We don’t necessarily need to ask what people need to get job – God knows a job application will hammer that point home, but what do we do to get it?
It’s the old-fashioned Catch-22. A candidate needs a job in order to gain experience. An employer wants an employee with experience. It doesn’t take a genius to see who ends up disappointed. And because candidates can’t access that experience their professional and personal development ends up permanently stunted and the best they can hope for is eeking out a living on benefits. Getting into employment can be like trying to get into the Death Star… only without the whole life-and-death scenario… although it can feel like that from time to time.
People with hidden conditions can also be hit fairly hard with the unemployment stick. Many of them didn’t have adequate support throughout education, and they will equally struggle not just in terms of the skills they need to develop, but due to the lack of support available for their conditions.
As someone who went through higher education, it frustrated me continuously to think that I was constantly falling below the mark. I felt that what I really needed was a chance for an employer to focus on the potential I have to offer, developing and fine-tuning my skills and setting me on a progressive path…
…so I was really out of luck on that one. Thus I was seemingly doomed to float around unemployment limbo, unable to move forward, pounding on the gates of work to be let in…
…until I came across Talent Match Leicestershire.
They saw something in me and worked with me to develop my skills. The support I received was monumental and went a long way towards giving me work avenues, a practice that Talent Match have done with hundreds upon hundreds of young people since their inception in January 2014.
The reason they’ve been so successful? They deal in potential. Seriously, it’s practically their currency. They look at a young person and see not what they are, but what they have the potential to be. Often, it takes a bit of time and there are a few tumbles along the way, but they do get there and people get that first stepping stone that sets them on their way and gives them a much needed avenue and direction in life.
The hidden condition demographic have also benefited from this level of support, mainly because it has been fine-tuned to their individual needs rather than painting everyone with the same, generic brush. 1:1 and In-Work Support has given them a much-needed platform for their previously underdeveloped skills which will open up new avenues for them.

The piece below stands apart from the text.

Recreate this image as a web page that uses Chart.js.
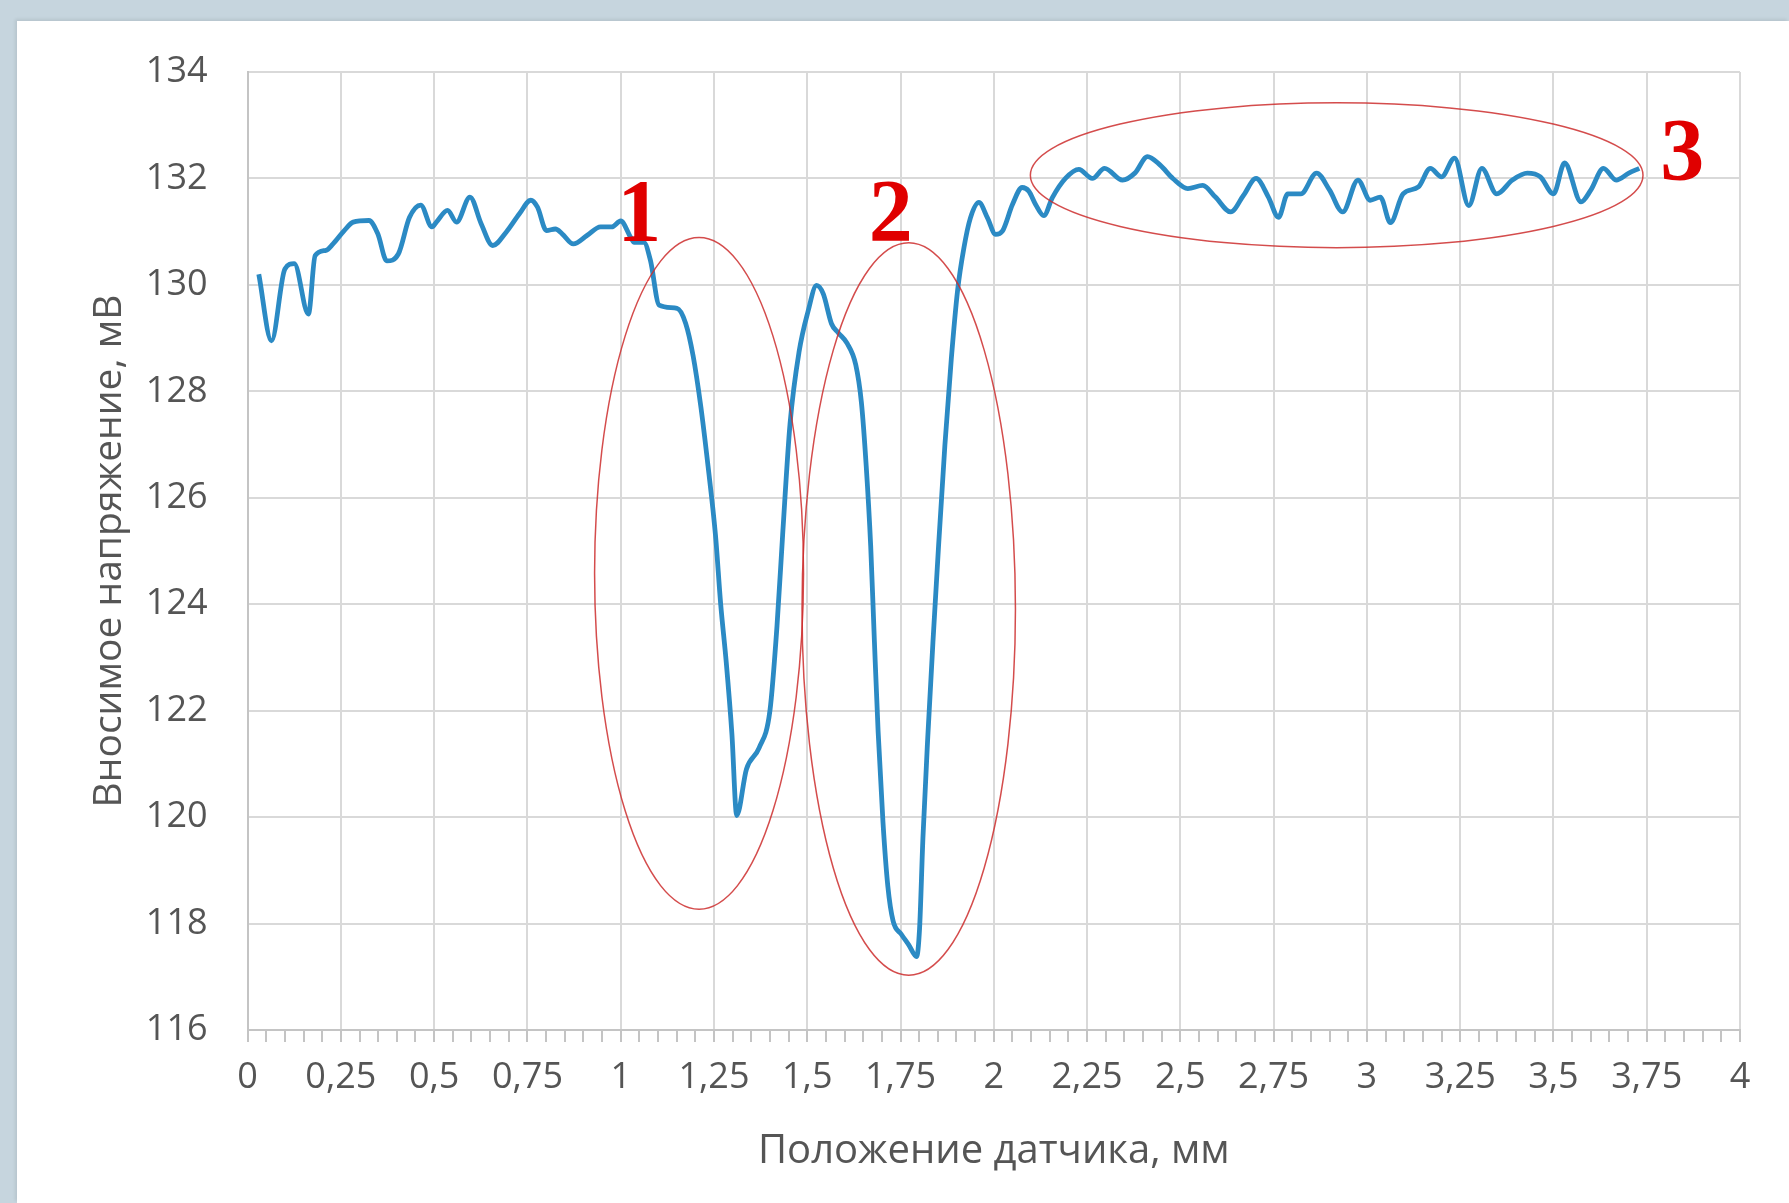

We know that around the UK, many organizations like Talent Match are conducting work with a similar mindset; working with people of various ages to develop that evident potential and give candidates that much needed chance. And that’s all it takes. So, a big thank you to all the organizations out there working today to fill that skills gap.
No one enters their work at the height of their powers, especially the 18-24 year olds. As much as I’d like to be the Fountain of Knowledge at 25, I and many others who have been in my (figurative) shoes have a long way to go.
But it’s all about tapping into the potential. Talent isn’t just found, it’s also nurtured.